Thankfully, Orwell’s vision of the future hasn’t come to pass. However, the vast technological changes making the rounds are enough to make people wonder if what we take for granted today might be totally obsolete tomorrow.
One version of that technological change is what’s known as the Internet of Things (IoT). It’s most obvious arena of transformation is the future of Voice over Internet Protocol (VoIP).
VoIP is So 1984
When VoIP first burst onto the stage, it was a trailblazing technology. Individuals and businesses saved untold sums of money on long-distance calls by making them over the Internet. The age of VoIP had arrived.
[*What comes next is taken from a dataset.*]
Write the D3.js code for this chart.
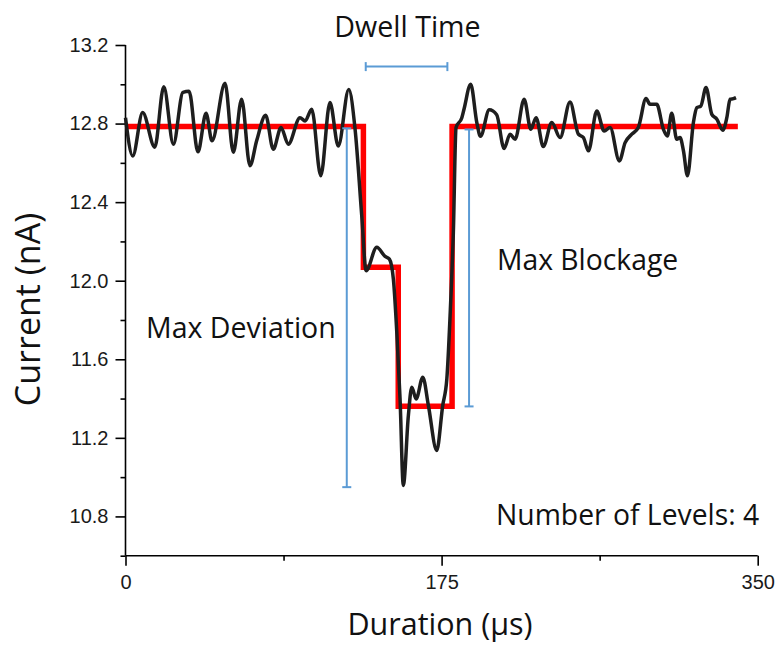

Today, VoIP is so commonplace that it’s fairly mundane. And why wouldn’t it be? Even before Skype arrived in 2003 and transformed communication, 25 percent of all calls were already placed over the web. In today’s technological climate, 12 years can feel like a century.
What More There is to Share
So, here we are ages after VoIP changed calling forever, and everything is—more or less—able to connect and share information like two people talking on their headsets over the Internet. The future of VoIP is here, but instead of calls, it’s all about data.
From wearable devices and clothes that track fitness to helmet sensors designed to help the military and the NFL learn of head injuries, the IoT is a total game-changer. Not only is it able to monitor and gather copious amounts of data, but the IoT also analyzes that data, makes it meaningful and shares it.
What VoIP did for people’s and businesses’ bottom lines in relation to telephone calls and service, the IoT is doing with knowledge. Information we had no way of knowing prior to the IoT can now be known, studied and—the hope is—understood and acted upon.
Public health patterns, military movements, weather trends and even traffic safety can now all be brought beneath the umbrella of the IoT for analysis and improvement. It’s as if the public service announcements, The More You Know, grew up and embraced all of reality.
The Cons of Omniscience
Of course, all this potential for good can’t help but come with a downside. Like the telescreen, the IoT comes packaged as a dual threat in risks to both privacy and security. With only 5 to 10 percent of the most advanced cyber threats even garnering notice, the more connected everything is to everything else, the more of everything we all stand to lose.
As VoIP makes way for the Internet of Things, everything old is new again. The dawn of a new age is upon us, and, as long as we can stay ahead of any threats, how we talk to each other will prove to have been just the beginning.